Imagine drawing a line with a pencil on a piece of paper without lifting it; that continuous line is analogous to legato in music. When a musician plays legato, they aim to produce a series of notes that blend together like a beautiful, flowing river, without distinct interruptions or choppiness.

In written music, you may see the instruction “legato” marked above the notes or represented by a curved line called a “legato slur.” This slur indicates that the notes beneath it should be played or sung smoothly, with each note flowing into the next without a pause. Sometimes, musicians might also encounter phrases like “play legato” or “perform with legato touch,” which mean to apply this connected style to the music.

To achieve legato, musicians often use specific techniques based on their instrument:

For String Instruments (Violin, Cello, etc.): Players use their bow to maintain continuous and controlled strokes across the strings. They carefully transition from one note to the next without any noticeable separation between the pitches.

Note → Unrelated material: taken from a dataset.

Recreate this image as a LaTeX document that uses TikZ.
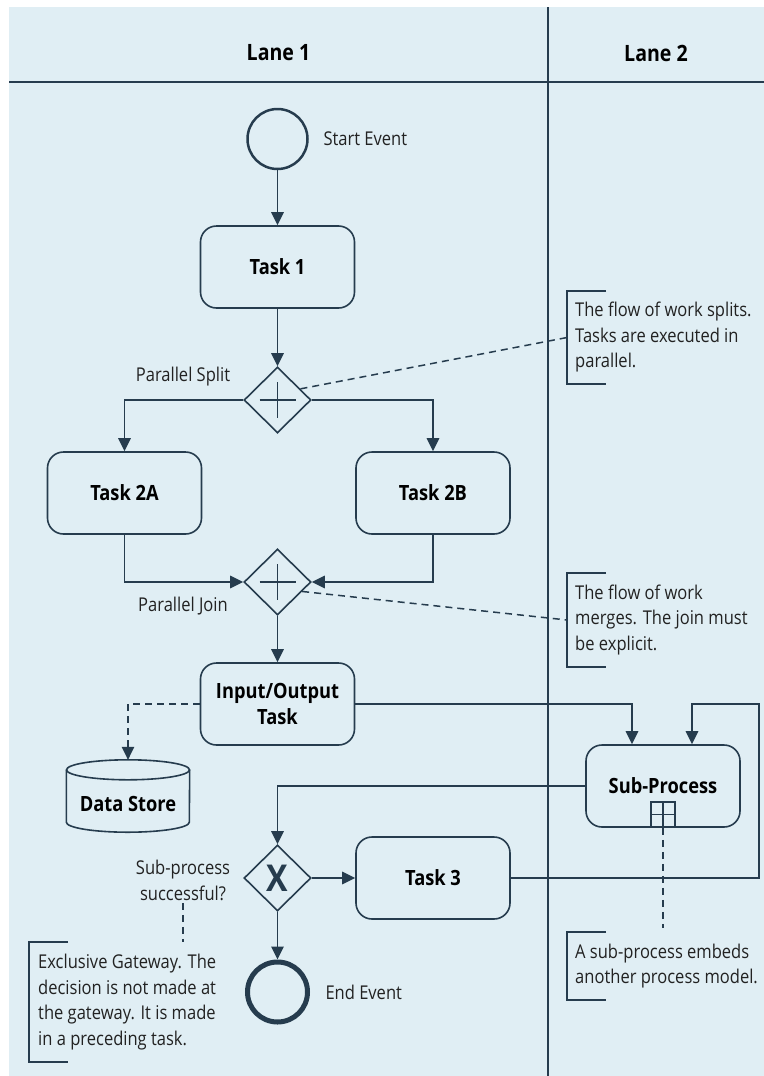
\documentclass[tikz,border=0pt]{standalone}
\usepackage{fontspec}
\setmainfont{Open Sans}[FakeStretch=0.87]
\usetikzlibrary{arrows.meta,shapes.geometric,calc}
\definecolor{bgc}{HTML}{E0EEF4}
\definecolor{linec}{HTML}{263C4E}
\definecolor{txtc}{HTML}{222222}
\begin{document}
\begin{tikzpicture}[x=1bp,y=-1bp,
  every node/.style={font=\fontsize{19bp}{25.5bp}\selectfont, text=txtc},
  boldtext/.style={font=\fontsize{21bp}{26bp}\selectfont\bfseries, text=black},
  lanehead/.style={font=\fontsize{22.5bp}{26bp}\selectfont\bfseries, text=black},
  taskbox/.style={boldtext, draw=linec, line width=1.6bp, rounded corners=16bp,
    minimum width=154bp, minimum height=82bp, align=center, inner sep=2bp},
  gate/.style={diamond, draw=linec, line width=1.6bp, minimum width=67bp,
    minimum height=66bp, inner sep=0pt},
  flow/.style={draw=linec, line width=1.6bp, -{Triangle[length=13bp,width=12.5bp]}},
  assoc/.style={draw=linec, line width=1.5bp, dash pattern=on 7bp off 5bp},
  annot/.style={anchor=west, align=left, inner xsep=8bp, inner ysep=0pt},
  bracket/.style={draw=linec, line width=1.6bp},
  lanerule/.style={draw=linec, line width=1.6bp}
]
\useasboundingbox (0,0) rectangle (764,1076);
\fill[bgc] (9,7) rectangle (764,1076);
\draw[lanerule] (9,82) -- (764,82);
\draw[lanerule] (548,7) -- (548,1076);
\node[lanehead] (lane1) at (278.5,53) {Lane 1};
\node[lanehead] (lane2) at (656,53) {Lane 2};

% events
\node[circle, draw=linec, line width=2.5bp, minimum size=60bp, inner sep=0pt] (start) at (277.5,139) {};
\node[anchor=west] (startlbl) at (320,139) {Start Event};
\node[circle, draw=linec, line width=5bp, minimum size=60bp, inner sep=0pt] (end) at (277.5,992) {};
\node[anchor=west] (endlbl) at (322,992) {End Event};

% tasks
\node[taskbox] (task1) at (277.5,267) {Task 1};
\node[taskbox] (task2a) at (124.5,493) {Task 2A};
\node[taskbox] (task2b) at (433,493) {Task 2B};
\node[taskbox] (io) at (277.5,704) {Input/Output\\Task};
\node[taskbox] (sub) at (663,786) {Sub-Process};
\node[taskbox] (task3) at (433,878) {Task 3};
\node[draw=linec, line width=1.6bp, minimum width=24bp, minimum height=25bp,
  inner sep=0pt, anchor=south] (submark) at (sub.south) {};
\draw[linec, line width=1.6bp] (submark.north) -- (submark.south)
  (submark.west) -- (submark.east);

% gateways
\node[gate] (split) at (277.5,400) {};
\draw[linec, line width=1.6bp] ($(split.center)+(-18,0)$) -- ($(split.center)+(18,0)$)
  ($(split.center)+(0,-18)$) -- ($(split.center)+(0,18)$);
\node (splitlbl) at (183,377) {Parallel Split};
\node[gate] (join) at (277.5,582) {};
\draw[linec, line width=1.6bp] ($(join.center)+(-18,0)$) -- ($(join.center)+(18,0)$)
  ($(join.center)+(0,-18)$) -- ($(join.center)+(0,18)$);
\node (joinlbl) at (183,606) {Parallel Join};
\node[gate, font=\fontsize{37bp}{37bp}\selectfont\bfseries, text=linec] (xor) at (277.5,878) {X};
\node[align=center, inner sep=2bp] (xorlbl) at (183,880.5) {Sub-process\\successful?};

% data store
\node[minimum width=123bp, minimum height=72bp, inner sep=0pt,
  label={[boldtext, yshift=-8bp]center:Data Store}] (ds) at (128,796) {};
\draw[linec, line width=1.6bp] ($(ds.north)+(0,10)$) ellipse [x radius=61.5bp, y radius=10bp];
\draw[linec, line width=1.6bp] ($(ds.north west)+(0,10)$) -- ($(ds.south west)+(0,-10)$)
  arc[start angle=180, end angle=360, x radius=61.5bp, y radius=10bp]
  -- ($(ds.north east)+(0,10)$);

% annotations
\node[annot, minimum height=93bp] (an1) at (567,337.5) {The flow of work splits.\\Tasks are executed in\\parallel.};
\node[annot, minimum height=94bp] (an2) at (567,620) {The flow of work\\merges. The join must\\be explicit.};
\node[annot, minimum height=68bp] (an3) at (567,966) {A sub-process embeds\\another process model.};
\node[annot, minimum height=120bp, inner xsep=9bp] (an4) at (29,1002) {Exclusive Gateway. The\\decision is not made at\\the gateway. It is made\\in a preceding task.};
\foreach \a in {an1,an2,an3,an4}{
  \draw[bracket] ([xshift=39bp]\a.north west) -- (\a.north west) -- (\a.south west) -- ([xshift=39bp]\a.south west);
}

% associations
\draw[assoc] ($(split.east)!0.33!(split.north)$) -- (an1.west);
\draw[assoc] ($(join.east)!0.28!(join.south)$) -- (an2.west);
\draw[assoc] (submark.south) -- ([yshift=4bp]submark.south |- an3.north);
\draw[assoc] (xorlbl.south) -- (xorlbl.south |- an4.north);

% sequence flows
\draw[flow] (start) -- (task1);
\draw[flow] (task1) -- (split);
\draw[flow] (split.west) -| (task2a.north);
\draw[flow] (split.east) -| (task2b.north);
\draw[flow] (task2a.south) |- (join.west);
\draw[flow] (task2b.south) |- (join.east);
\draw[flow] (join) -- (io);
\draw[flow, assoc] (io.west) -| (ds.north);
\draw[flow] (io.east) -| ([xshift=-31bp]sub.north);
\coordinate (loopc) at (759,704);
\draw[flow] (task3.east) -| (loopc) -| ([xshift=29bp]sub.north);
\draw[flow] (sub.west) -| (xor.north);
\draw[flow] (xor) -- (task3);
\draw[flow] (xor) -- (end);
\end{tikzpicture}
\end{document}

For Wind Instruments (Flute, Saxophone, etc.): Musicians use their breath and embouchure (mouth position) to produce smooth transitions between notes. They maintain a steady airflow, making the notes flow together.

For Keyboard Instruments (Piano, Organ, etc.): Pianists and organists use their fingers to connect the notes smoothly. They often pay attention to their finger movement, ensuring that there are no sudden breaks in sound as they move from one key to another.

For Vocalists: Singers focus on maintaining a consistent airflow and vocal resonance as they progress from one note to the next. They also use subtle changes in vocal techniques to achieve seamless transitions.

Legato is an essential element of musical expression, as it adds depth and emotion to a piece. While legato is common in many classical compositions, it appears in various musical genres, including jazz, pop, and rock.

In contrast, the opposite of legato is “staccato,” where notes are intentionally played or sung with brief and detached spaces between them, creating a more percussive and spiky effect.